[WORK TO COMPLETE] Repeat all of the material exactly as given.

— start of DATA —

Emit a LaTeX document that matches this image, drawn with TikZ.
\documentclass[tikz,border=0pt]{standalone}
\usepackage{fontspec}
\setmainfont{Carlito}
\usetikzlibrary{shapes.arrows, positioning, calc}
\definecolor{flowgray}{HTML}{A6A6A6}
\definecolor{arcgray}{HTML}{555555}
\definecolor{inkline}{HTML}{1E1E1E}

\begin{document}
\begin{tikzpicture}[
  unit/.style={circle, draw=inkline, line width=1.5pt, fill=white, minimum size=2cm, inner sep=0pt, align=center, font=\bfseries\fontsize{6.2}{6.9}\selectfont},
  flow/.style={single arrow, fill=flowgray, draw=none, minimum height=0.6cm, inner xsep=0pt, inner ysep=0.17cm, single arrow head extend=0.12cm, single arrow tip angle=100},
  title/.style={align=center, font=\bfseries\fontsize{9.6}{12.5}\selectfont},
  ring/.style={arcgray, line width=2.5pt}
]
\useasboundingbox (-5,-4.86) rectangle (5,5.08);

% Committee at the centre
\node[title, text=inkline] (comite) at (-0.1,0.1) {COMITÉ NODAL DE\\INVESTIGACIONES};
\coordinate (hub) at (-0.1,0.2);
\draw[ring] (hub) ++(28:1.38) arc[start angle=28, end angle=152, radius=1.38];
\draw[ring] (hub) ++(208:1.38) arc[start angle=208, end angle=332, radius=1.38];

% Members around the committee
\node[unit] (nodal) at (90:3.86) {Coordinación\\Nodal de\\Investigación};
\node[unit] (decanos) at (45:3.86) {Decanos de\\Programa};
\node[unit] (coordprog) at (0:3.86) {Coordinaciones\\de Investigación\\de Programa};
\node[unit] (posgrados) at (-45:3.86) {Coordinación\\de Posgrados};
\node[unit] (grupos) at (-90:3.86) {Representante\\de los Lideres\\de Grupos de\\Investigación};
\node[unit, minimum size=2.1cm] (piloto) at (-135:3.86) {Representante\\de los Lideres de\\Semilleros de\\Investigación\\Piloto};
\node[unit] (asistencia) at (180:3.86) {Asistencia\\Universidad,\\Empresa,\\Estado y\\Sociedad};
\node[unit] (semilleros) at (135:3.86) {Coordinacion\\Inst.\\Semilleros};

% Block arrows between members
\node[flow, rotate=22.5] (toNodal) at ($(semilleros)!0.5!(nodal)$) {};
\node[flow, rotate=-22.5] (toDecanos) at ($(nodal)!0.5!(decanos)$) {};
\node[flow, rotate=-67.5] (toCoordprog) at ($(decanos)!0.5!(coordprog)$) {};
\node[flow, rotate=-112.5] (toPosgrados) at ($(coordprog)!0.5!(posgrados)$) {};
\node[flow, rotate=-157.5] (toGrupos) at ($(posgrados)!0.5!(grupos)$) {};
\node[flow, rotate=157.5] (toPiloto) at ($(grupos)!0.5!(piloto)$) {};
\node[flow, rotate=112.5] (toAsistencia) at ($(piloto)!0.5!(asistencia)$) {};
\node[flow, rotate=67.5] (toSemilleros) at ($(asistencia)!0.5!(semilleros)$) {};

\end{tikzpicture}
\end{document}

— end of DATA —

[RESPONSE BELOW]
Emit a LaTeX document that matches this image, drawn with TikZ.
\documentclass[tikz,border=0pt]{standalone}
\usepackage{fontspec}
\setmainfont{Carlito}
\usetikzlibrary{shapes.arrows, positioning, calc}
\definecolor{flowgray}{HTML}{A6A6A6}
\definecolor{arcgray}{HTML}{555555}
\definecolor{inkline}{HTML}{1E1E1E}

\begin{document}
\begin{tikzpicture}[
  unit/.style={circle, draw=inkline, line width=1.5pt, fill=white, minimum size=2cm, inner sep=0pt, align=center, font=\bfseries\fontsize{6.2}{6.9}\selectfont},
  flow/.style={single arrow, fill=flowgray, draw=none, minimum height=0.6cm, inner xsep=0pt, inner ysep=0.17cm, single arrow head extend=0.12cm, single arrow tip angle=100},
  title/.style={align=center, font=\bfseries\fontsize{9.6}{12.5}\selectfont},
  ring/.style={arcgray, line width=2.5pt}
]
\useasboundingbox (-5,-4.86) rectangle (5,5.08);

% Committee at the centre
\node[title, text=inkline] (comite) at (-0.1,0.1) {COMITÉ NODAL DE\\INVESTIGACIONES};
\coordinate (hub) at (-0.1,0.2);
\draw[ring] (hub) ++(28:1.38) arc[start angle=28, end angle=152, radius=1.38];
\draw[ring] (hub) ++(208:1.38) arc[start angle=208, end angle=332, radius=1.38];

% Members around the committee
\node[unit] (nodal) at (90:3.86) {Coordinación\\Nodal de\\Investigación};
\node[unit] (decanos) at (45:3.86) {Decanos de\\Programa};
\node[unit] (coordprog) at (0:3.86) {Coordinaciones\\de Investigación\\de Programa};
\node[unit] (posgrados) at (-45:3.86) {Coordinación\\de Posgrados};
\node[unit] (grupos) at (-90:3.86) {Representante\\de los Lideres\\de Grupos de\\Investigación};
\node[unit, minimum size=2.1cm] (piloto) at (-135:3.86) {Representante\\de los Lideres de\\Semilleros de\\Investigación\\Piloto};
\node[unit] (asistencia) at (180:3.86) {Asistencia\\Universidad,\\Empresa,\\Estado y\\Sociedad};
\node[unit] (semilleros) at (135:3.86) {Coordinacion\\Inst.\\Semilleros};

% Block arrows between members
\node[flow, rotate=22.5] (toNodal) at ($(semilleros)!0.5!(nodal)$) {};
\node[flow, rotate=-22.5] (toDecanos) at ($(nodal)!0.5!(decanos)$) {};
\node[flow, rotate=-67.5] (toCoordprog) at ($(decanos)!0.5!(coordprog)$) {};
\node[flow, rotate=-112.5] (toPosgrados) at ($(coordprog)!0.5!(posgrados)$) {};
\node[flow, rotate=-157.5] (toGrupos) at ($(posgrados)!0.5!(grupos)$) {};
\node[flow, rotate=157.5] (toPiloto) at ($(grupos)!0.5!(piloto)$) {};
\node[flow, rotate=112.5] (toAsistencia) at ($(piloto)!0.5!(asistencia)$) {};
\node[flow, rotate=67.5] (toSemilleros) at ($(asistencia)!0.5!(semilleros)$) {};

\end{tikzpicture}
\end{document}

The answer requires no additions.